Les Amants magnifiques étaient donnés par un Opéra de Rennes qui ne cesse de surprendre par l’originalité de sa programmation. Avec la renaissance des Amants magnifiques, un nouveau stade est atteint qu’il sera difficile d’égaler. Le spectacle offert par les nombreux intervenants, musiciens, chanteurs, danseurs ou comédiens a été d’un bout à l’autre la source d’un émerveillement que pas moins de huit rappels ont salué de manière plus que méritée.
La première conclusion qui s’impose au sortir de cette représentation est la compréhension et l’intelligence de la mise en scène et de la scénographie. Vincent Tavernier et Claire Niquet ont su avec une incomparable clairvoyance restituer l’ambiance de magie et de fantasmagorie exigée par le roi Louis XIV lors de la commande de cette œuvre. Le public a été véritablement subjugué par tous les artifices de théâtre et les multiples inventions qui, à tous moments, ont attiré notre attention. Nous nous sommes trouvés dans la situation d’enfants admirant d’un œil brillant les plus étincelantes vitrines animées de Noël.
Si le livret raconte une histoire assez simple de princes éconduits et d’amours contrariées (qui finiront bien) la conjonction des disciplines artistiques que sont la danse, le chant, la musique et le théâtre ont atteint un tel niveau de cohérence que les cinq actes de la pièce sont passés avec la douceur d’un printemps.
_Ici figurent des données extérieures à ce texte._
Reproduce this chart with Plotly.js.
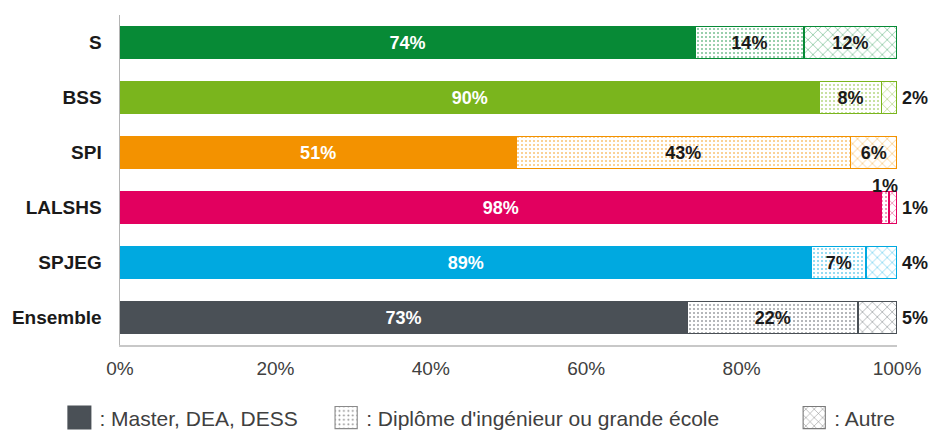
<!DOCTYPE html>
<html><head><meta charset="utf-8">
<script src="https://cdn.plot.ly/plotly-3.0.1.min.js"></script>
<style>html,body{margin:0;padding:0;background:#fff;}#chart{width:937px;height:432px;}</style>
</head><body><div id="chart"></div>
<script>
const categories = ['S','BSS','SPI','LALSHS','SPJEG','Ensemble'];
const rowColors = ['#078a36','#7ab51d','#f39200','#e2005f','#00a9e0','#4a5056'];
const master = [74, 90, 51, 98, 89, 73];
const diplome = [14, 8, 43, 1, 7, 22];
const autre = [12, 2, 6, 1, 4, 5];
const seriesNames = [': Master, DEA, DESS', ": Diplôme d'ingénieur ou grande école", ': Autre'];
const xTicks = [0, 20, 40, 60, 80, 100];
const legendGray = '#4a5056';

const MIN_INSIDE = 6;
const pct = v => v + '%';
const insideText = arr => arr.map(v => v >= MIN_INSIDE ? pct(v) : '');
const lblFont = (c) => ({family: 'Liberation Sans, Arial, sans-serif', size: 18, color: c, weight: 'bold'});
const pad = n => '\u00a0'.repeat(n);

const common = {type: 'bar', orientation: 'h', y: categories, textposition: 'inside',
  insidetextanchor: 'middle', textangle: 0, constraintext: 'none', showlegend: false,
  hoverinfo: 'skip'};

const dotPattern = (fg) => ({shape: '.', fgcolor: fg, bgcolor: '#ffffff', size: 4, solidity: 0.2, fgopacity: 0.55});
const hatchPattern = (fg) => ({shape: 'x', fgcolor: fg, bgcolor: '#ffffff', size: 7, solidity: 0.12, fgopacity: 0.9});

const traces = [
  Object.assign({}, common, {x: master, text: insideText(master), textfont: lblFont('#ffffff'),
    marker: {color: rowColors, line: {color: rowColors, width: 1}}}),
  Object.assign({}, common, {x: diplome, text: insideText(diplome), textfont: lblFont('#1a1a1a'),
    marker: {color: '#ffffff', line: {color: rowColors, width: 1.6}, pattern: dotPattern(rowColors)}}),
  Object.assign({}, common, {x: autre, text: insideText(autre), textfont: lblFont('#1a1a1a'),
    marker: {color: '#ffffff', line: {color: rowColors, width: 1.6}, pattern: hatchPattern(rowColors)}}),
  // legend-only entries (drawn on a hidden overlay axis, off-range)
  {type: 'bar', orientation: 'h', x: [1], y: [0], yaxis: 'y2', name: seriesNames[0] + pad(4), showlegend: true,
    marker: {color: legendGray, line: {color: legendGray, width: 1}}, hoverinfo: 'skip'},
  {type: 'bar', orientation: 'h', x: [1], y: [0], yaxis: 'y2', name: seriesNames[1] + pad(12), showlegend: true,
    marker: {color: '#ffffff', line: {color: '#8a8a8a', width: 0.6},
      pattern: {shape: '.', fgcolor: '#8a8a8a', bgcolor: '#ffffff', size: 3, solidity: 0.15}}, hoverinfo: 'skip'},
  {type: 'bar', orientation: 'h', x: [1], y: [0], yaxis: 'y2', name: seriesNames[2], showlegend: true,
    marker: {color: '#ffffff', line: {color: '#7a7a7a', width: 0.6},
      pattern: {shape: 'x', fgcolor: '#7a7a7a', bgcolor: '#ffffff', size: 4, solidity: 0.15}}, hoverinfo: 'skip'}
];

// outside labels for small segments
const annotations = [];
categories.forEach((c, i) => {
  if (autre[i] < MIN_INSIDE) {
    annotations.push({x: master[i] + diplome[i] + autre[i], y: c, xref: 'x', yref: 'y',
      text: pct(autre[i]), showarrow: false, xanchor: 'left', xshift: 3, font: lblFont('#1a1a1a')});
  }
  if (diplome[i] < MIN_INSIDE && autre[i] < MIN_INSIDE && diplome[i] <= 2) {
    annotations.push({x: master[i] + diplome[i] / 2, y: c, xref: 'x', yref: 'y',
      text: pct(diplome[i]), showarrow: false, yshift: 22, font: lblFont('#1a1a1a')});
  }
});

const layout = {
  width: 937, height: 432,
  margin: {l: 120, r: 40, t: 15, b: 87, autoexpand: false},
  paper_bgcolor: '#ffffff', plot_bgcolor: '#ffffff',
  barmode: 'stack', bargap: 0.42,
  font: {family: 'Liberation Sans, Arial, sans-serif', color: '#404040'},
  xaxis: {range: [0, 100], tickvals: xTicks, ticktext: xTicks.map(pct), showgrid: false, zeroline: false,
    showline: true, linecolor: '#c8c8c8', linewidth: 1.5, ticks: 'outside', ticklen: 6,
    tickcolor: 'rgba(0,0,0,0)', tickfont: {size: 19, color: '#404040'}, fixedrange: true},
  yaxis: {categoryorder: 'array', categoryarray: categories, autorange: 'reversed', showgrid: false,
    zeroline: false, showline: true, linecolor: '#b4b4b4', linewidth: 1.5, ticks: 'outside', ticklen: 13,
    tickcolor: 'rgba(0,0,0,0)', tickfont: {size: 19, color: '#1a1a1a', weight: 'bold'}, fixedrange: true},
  yaxis2: {overlaying: 'y', visible: false, range: [10, 11]},
  showlegend: true,
  legend: {orientation: 'h', traceorder: 'normal', x: -0.078, xanchor: 'left', y: -0.221, yanchor: 'middle',
    font: {family: 'Liberation Sans, Arial, sans-serif', size: 21, color: '#404040'},
    tracegroupgap: 0, bgcolor: 'rgba(0,0,0,0)'},
  annotations: annotations
};

Plotly.newPlot('chart', traces, layout, {displayModeBar: false, staticPlot: true}).then(function (gd) {
  // enlarge the legend swatches to the square size used in the reference
  gd.querySelectorAll('.legend .legendpoints path').forEach(function (p) {
    const t = p.getAttribute('transform') || '';
    p.setAttribute('transform', t + ' scale(1.85)');
  });
});
</script></body></html>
L’ouverture est accompagnée d’une longue scène sous-marine ou poissons et créatures des abysses exécutent un ballet chatoyant et mobile, mettant en œuvre toutes les ressources de lumières, de fantaisie et de rêve, tel que le théâtre peut nous les offrir. Un ballet de méduses plein de légèreté et de grâce achève de nous capturer et c’est bien volontiers que nous nous laissons prendre dans les filets tendus par un Neptune débonnaire.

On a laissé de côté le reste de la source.